*Dataset content*:

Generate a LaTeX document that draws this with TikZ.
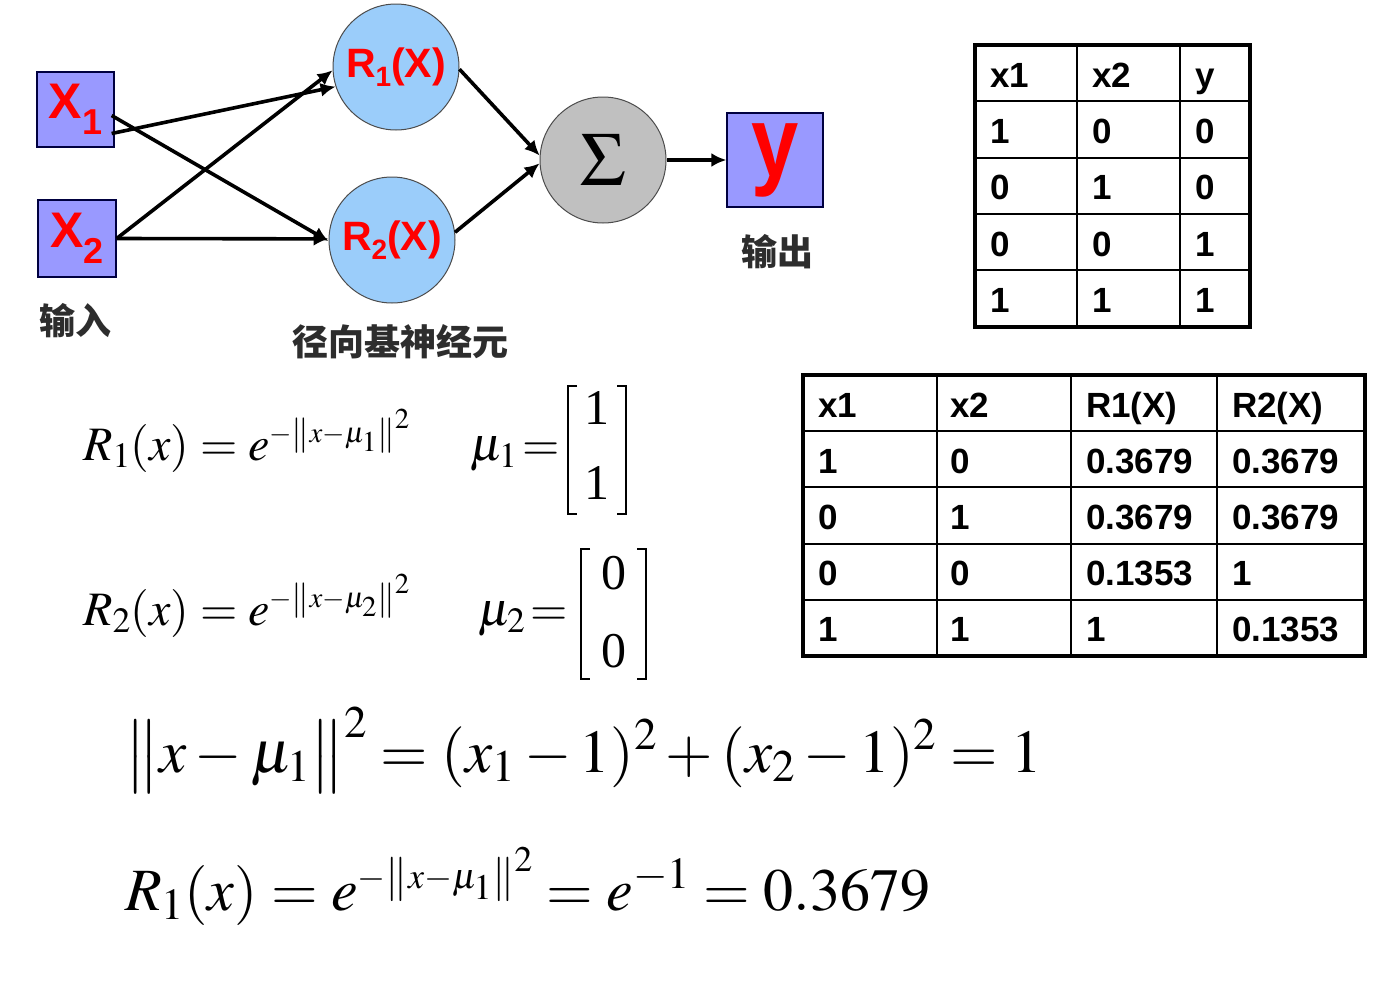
\documentclass[tikz,border=0pt]{standalone}
\usepackage{amsmath}
\usepackage{mathptmx}
\usepackage[no-math]{fontspec}
\setmainfont{Liberation Serif}
\newfontfamily\arialf{Liberation Sans}
\newfontfamily\cjk{Noto Sans CJK SC}
\usetikzlibrary{arrows.meta,calc}
\definecolor{boxblue}{RGB}{153,153,255}
\definecolor{cirblue}{RGB}{155,205,250}
\definecolor{sigray}{RGB}{192,192,192}
\definecolor{labgray}{RGB}{45,45,45}
\begin{document}
\begin{tikzpicture}[x=1pt,y=-1pt,
  inbox/.style={draw=black!75!blue, line width=1.3pt, fill=boxblue, inner sep=0pt},
  neuron/.style={circle, draw=black!70, line width=1pt, fill=cirblue, minimum size=126pt, inner sep=0pt},
  arr/.style={line width=3.6pt, -{Latex[length=15pt,width=14pt]}},
  redtxt/.style={text=red, font=\arialf\bfseries},
  cjklab/.style={text=labgray, font=\cjk\bfseries\fontsize{36}{36}\selectfont, inner sep=0pt},
  tabtxt/.style={anchor=base west, inner sep=0pt, font=\arialf\bfseries\fontsize{35}{35}\selectfont},
  formula/.style={anchor=base west, inner sep=0pt},
  mentry/.style={anchor=base, inner sep=0pt, font=\fontsize{50}{50}\selectfont},
  brack/.style={line width=2.4pt, line cap=butt, line join=miter}
]
\useasboundingbox (0,0) rectangle (1384,1004);
\fill[white] (0,0) rectangle (1384,1004);

% input boxes
\node[inbox, minimum width=77pt, minimum height=75pt, redtxt] (x1) at (75.5,109.5)
  {\raisebox{-4pt}{\fontsize{50}{50}\selectfont X\raisebox{-16pt}{\fontsize{36}{36}\selectfont 1}}};
\node[inbox, minimum width=78pt, minimum height=77pt, redtxt] (x2) at (77,238.5)
  {\raisebox{-4pt}{\fontsize{50}{50}\selectfont X\raisebox{-16pt}{\fontsize{36}{36}\selectfont 2}}};

% RBF neurons
\node[neuron, redtxt] (r1) at (396,67)
  {\fontsize{41}{41}\selectfont R\raisebox{-9pt}{\fontsize{28}{28}\selectfont 1}(X)};
\node[neuron, redtxt] (r2) at (392,240)
  {\fontsize{41}{41}\selectfont R\raisebox{-9pt}{\fontsize{28}{28}\selectfont 2}(X)};

% sum neuron
\node[circle, draw=black!70, line width=1pt, fill=sigray, minimum size=126pt, inner sep=0pt] (sig) at (603,160)
  {\fontsize{76}{76}\selectfont$\Sigma$};

% output box
\node[inbox, minimum width=96pt, minimum height=94pt, redtxt] (yb) at (775,160)
  {\raisebox{-13pt}{\fontsize{100}{100}\selectfont\scalebox{0.85}[1]{y}}};

% labels
\node[cjklab] (lin) at (75,321) {输入};
\node[cjklab] (lrbf) at (400,342) {径向基神经元};
\node[cjklab] (lout) at (777,252) {输出};

% connectors
\coordinate (x1a) at ($(x1.east)+(-3,24)$);
\coordinate (x1b) at ($(x1.east)+(-3,6)$);
\draw[arr] (x1a) -- (r1.198);
\draw[arr] (x1b) -- (r2.181);
\draw[arr] (x2.east) -- (r1.183);
\draw[arr] (x2.east) -- (r2.179);
\draw[arr] (r1.358) -- (sig.176);
\draw[arr] (r2.7) -- (sig.183);
\draw[arr] (sig.east) -- (yb.west);

% table 1
\draw[line width=2pt] (1077,45) -- (1077,327) (1180,45) -- (1180,327);
\foreach \yy in {101,158,214,270} \draw[line width=2pt] (975,\yy) -- (1250,\yy);
\draw[line width=3.5pt] (975,45) rectangle (1250,327);
\foreach \a/\b/\c [count=\i from 0] in {x1/x2/y,1/0/0,0/1/0,0/0/1,1/1/1}{
  \pgfmathsetmacro{\bl}{45+56.4*\i+42}
  \node[tabtxt] (ta\i) at (990,\bl) {\a};
  \node[tabtxt] (tb\i) at (1092,\bl) {\b};
  \node[tabtxt] (tc\i) at (1195,\bl) {\c};
}

% table 2
\draw[line width=2pt] (937,375) -- (937,656) (1071,375) -- (1071,656) (1217,375) -- (1217,656);
\foreach \yy in {431,487,544,600} \draw[line width=2pt] (803,\yy) -- (1365,\yy);
\draw[line width=3.5pt] (803,375) rectangle (1365,656);
\foreach \a/\b/\c/\d [count=\i from 0] in {x1/x2/R1(X)/R2(X),1/0/0.3679/0.3679,0/1/0.3679/0.3679,0/0/0.1353/1,1/1/1/0.1353}{
  \pgfmathsetmacro{\bl}{375+56.2*\i+42}
  \node[tabtxt] (sa\i) at (818,\bl) {\a};
  \node[tabtxt] (sb\i) at (950,\bl) {\b};
  \node[tabtxt] (sc\i) at (1086,\bl) {\c};
  \node[tabtxt] (sd\i) at (1232,\bl) {\d};
}

% formulas
\node[formula, font=\fontsize{48}{58}\selectfont] (f1) at (83,460)
  {$R_1(x) = e^{\scriptscriptstyle -\left\|x-\mu_1\right\|^2}$};
\node[formula, font=\fontsize{48}{58}\selectfont] (m1) at (470,460)
  {$\mu_1\,{=}$};
\draw[brack] (577,386) -- (568,386) -- (568,514) -- (577,514);
\draw[brack] (617,386) -- (626,386) -- (626,514) -- (617,514);
\node[mentry] (m1a) at (597,424) {1};
\node[mentry] (m1b) at (597,499) {1};

\node[formula, font=\fontsize{48}{58}\selectfont] (f2) at (83,625)
  {$R_2(x) = e^{\scriptscriptstyle -\left\|x-\mu_2\right\|^2}$};
\node[formula, font=\fontsize{48}{58}\selectfont] (m2) at (478,625)
  {$\mu_2\,{=}$};
\draw[brack] (590,549) -- (581,549) -- (581,679) -- (590,679);
\draw[brack] (637,549) -- (646,549) -- (646,679) -- (637,679);
\node[mentry] (m2a) at (614,589) {0};
\node[mentry] (m2b) at (614,667) {0};

\node[formula, font=\fontsize{61}{73}\selectfont] (f3) at (125,772)
  {$\big\|x-\mu_1\big\|^2 = (x_1-1)^2+(x_2-1)^2 = 1$};
\node[formula, font=\fontsize{60}{72}\selectfont] (f4) at (125,910)
  {$R_1(x) = e^{\scriptscriptstyle -\left\|x-\mu_1\right\|^2} = e^{-1} = 0.3679$};
\end{tikzpicture}
\end{document}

*Short exercise*: Copy each line in full and exactly, omitting any picture.

*Solution for this exercise*:
Generate a LaTeX document that draws this with TikZ.
\documentclass[tikz,border=0pt]{standalone}
\usepackage{amsmath}
\usepackage{mathptmx}
\usepackage[no-math]{fontspec}
\setmainfont{Liberation Serif}
\newfontfamily\arialf{Liberation Sans}
\newfontfamily\cjk{Noto Sans CJK SC}
\usetikzlibrary{arrows.meta,calc}
\definecolor{boxblue}{RGB}{153,153,255}
\definecolor{cirblue}{RGB}{155,205,250}
\definecolor{sigray}{RGB}{192,192,192}
\definecolor{labgray}{RGB}{45,45,45}
\begin{document}
\begin{tikzpicture}[x=1pt,y=-1pt,
  inbox/.style={draw=black!75!blue, line width=1.3pt, fill=boxblue, inner sep=0pt},
  neuron/.style={circle, draw=black!70, line width=1pt, fill=cirblue, minimum size=126pt, inner sep=0pt},
  arr/.style={line width=3.6pt, -{Latex[length=15pt,width=14pt]}},
  redtxt/.style={text=red, font=\arialf\bfseries},
  cjklab/.style={text=labgray, font=\cjk\bfseries\fontsize{36}{36}\selectfont, inner sep=0pt},
  tabtxt/.style={anchor=base west, inner sep=0pt, font=\arialf\bfseries\fontsize{35}{35}\selectfont},
  formula/.style={anchor=base west, inner sep=0pt},
  mentry/.style={anchor=base, inner sep=0pt, font=\fontsize{50}{50}\selectfont},
  brack/.style={line width=2.4pt, line cap=butt, line join=miter}
]
\useasboundingbox (0,0) rectangle (1384,1004);
\fill[white] (0,0) rectangle (1384,1004);

% input boxes
\node[inbox, minimum width=77pt, minimum height=75pt, redtxt] (x1) at (75.5,109.5)
  {\raisebox{-4pt}{\fontsize{50}{50}\selectfont X\raisebox{-16pt}{\fontsize{36}{36}\selectfont 1}}};
\node[inbox, minimum width=78pt, minimum height=77pt, redtxt] (x2) at (77,238.5)
  {\raisebox{-4pt}{\fontsize{50}{50}\selectfont X\raisebox{-16pt}{\fontsize{36}{36}\selectfont 2}}};

% RBF neurons
\node[neuron, redtxt] (r1) at (396,67)
  {\fontsize{41}{41}\selectfont R\raisebox{-9pt}{\fontsize{28}{28}\selectfont 1}(X)};
\node[neuron, redtxt] (r2) at (392,240)
  {\fontsize{41}{41}\selectfont R\raisebox{-9pt}{\fontsize{28}{28}\selectfont 2}(X)};

% sum neuron
\node[circle, draw=black!70, line width=1pt, fill=sigray, minimum size=126pt, inner sep=0pt] (sig) at (603,160)
  {\fontsize{76}{76}\selectfont$\Sigma$};

% output box
\node[inbox, minimum width=96pt, minimum height=94pt, redtxt] (yb) at (775,160)
  {\raisebox{-13pt}{\fontsize{100}{100}\selectfont\scalebox{0.85}[1]{y}}};

% labels
\node[cjklab] (lin) at (75,321) {输入};
\node[cjklab] (lrbf) at (400,342) {径向基神经元};
\node[cjklab] (lout) at (777,252) {输出};

% connectors
\coordinate (x1a) at ($(x1.east)+(-3,24)$);
\coordinate (x1b) at ($(x1.east)+(-3,6)$);
\draw[arr] (x1a) -- (r1.198);
\draw[arr] (x1b) -- (r2.181);
\draw[arr] (x2.east) -- (r1.183);
\draw[arr] (x2.east) -- (r2.179);
\draw[arr] (r1.358) -- (sig.176);
\draw[arr] (r2.7) -- (sig.183);
\draw[arr] (sig.east) -- (yb.west);

% table 1
\draw[line width=2pt] (1077,45) -- (1077,327) (1180,45) -- (1180,327);
\foreach \yy in {101,158,214,270} \draw[line width=2pt] (975,\yy) -- (1250,\yy);
\draw[line width=3.5pt] (975,45) rectangle (1250,327);
\foreach \a/\b/\c [count=\i from 0] in {x1/x2/y,1/0/0,0/1/0,0/0/1,1/1/1}{
  \pgfmathsetmacro{\bl}{45+56.4*\i+42}
  \node[tabtxt] (ta\i) at (990,\bl) {\a};
  \node[tabtxt] (tb\i) at (1092,\bl) {\b};
  \node[tabtxt] (tc\i) at (1195,\bl) {\c};
}

% table 2
\draw[line width=2pt] (937,375) -- (937,656) (1071,375) -- (1071,656) (1217,375) -- (1217,656);
\foreach \yy in {431,487,544,600} \draw[line width=2pt] (803,\yy) -- (1365,\yy);
\draw[line width=3.5pt] (803,375) rectangle (1365,656);
\foreach \a/\b/\c/\d [count=\i from 0] in {x1/x2/R1(X)/R2(X),1/0/0.3679/0.3679,0/1/0.3679/0.3679,0/0/0.1353/1,1/1/1/0.1353}{
  \pgfmathsetmacro{\bl}{375+56.2*\i+42}
  \node[tabtxt] (sa\i) at (818,\bl) {\a};
  \node[tabtxt] (sb\i) at (950,\bl) {\b};
  \node[tabtxt] (sc\i) at (1086,\bl) {\c};
  \node[tabtxt] (sd\i) at (1232,\bl) {\d};
}

% formulas
\node[formula, font=\fontsize{48}{58}\selectfont] (f1) at (83,460)
  {$R_1(x) = e^{\scriptscriptstyle -\left\|x-\mu_1\right\|^2}$};
\node[formula, font=\fontsize{48}{58}\selectfont] (m1) at (470,460)
  {$\mu_1\,{=}$};
\draw[brack] (577,386) -- (568,386) -- (568,514) -- (577,514);
\draw[brack] (617,386) -- (626,386) -- (626,514) -- (617,514);
\node[mentry] (m1a) at (597,424) {1};
\node[mentry] (m1b) at (597,499) {1};

\node[formula, font=\fontsize{48}{58}\selectfont] (f2) at (83,625)
  {$R_2(x) = e^{\scriptscriptstyle -\left\|x-\mu_2\right\|^2}$};
\node[formula, font=\fontsize{48}{58}\selectfont] (m2) at (478,625)
  {$\mu_2\,{=}$};
\draw[brack] (590,549) -- (581,549) -- (581,679) -- (590,679);
\draw[brack] (637,549) -- (646,549) -- (646,679) -- (637,679);
\node[mentry] (m2a) at (614,589) {0};
\node[mentry] (m2b) at (614,667) {0};

\node[formula, font=\fontsize{61}{73}\selectfont] (f3) at (125,772)
  {$\big\|x-\mu_1\big\|^2 = (x_1-1)^2+(x_2-1)^2 = 1$};
\node[formula, font=\fontsize{60}{72}\selectfont] (f4) at (125,910)
  {$R_1(x) = e^{\scriptscriptstyle -\left\|x-\mu_1\right\|^2} = e^{-1} = 0.3679$};
\end{tikzpicture}
\end{document}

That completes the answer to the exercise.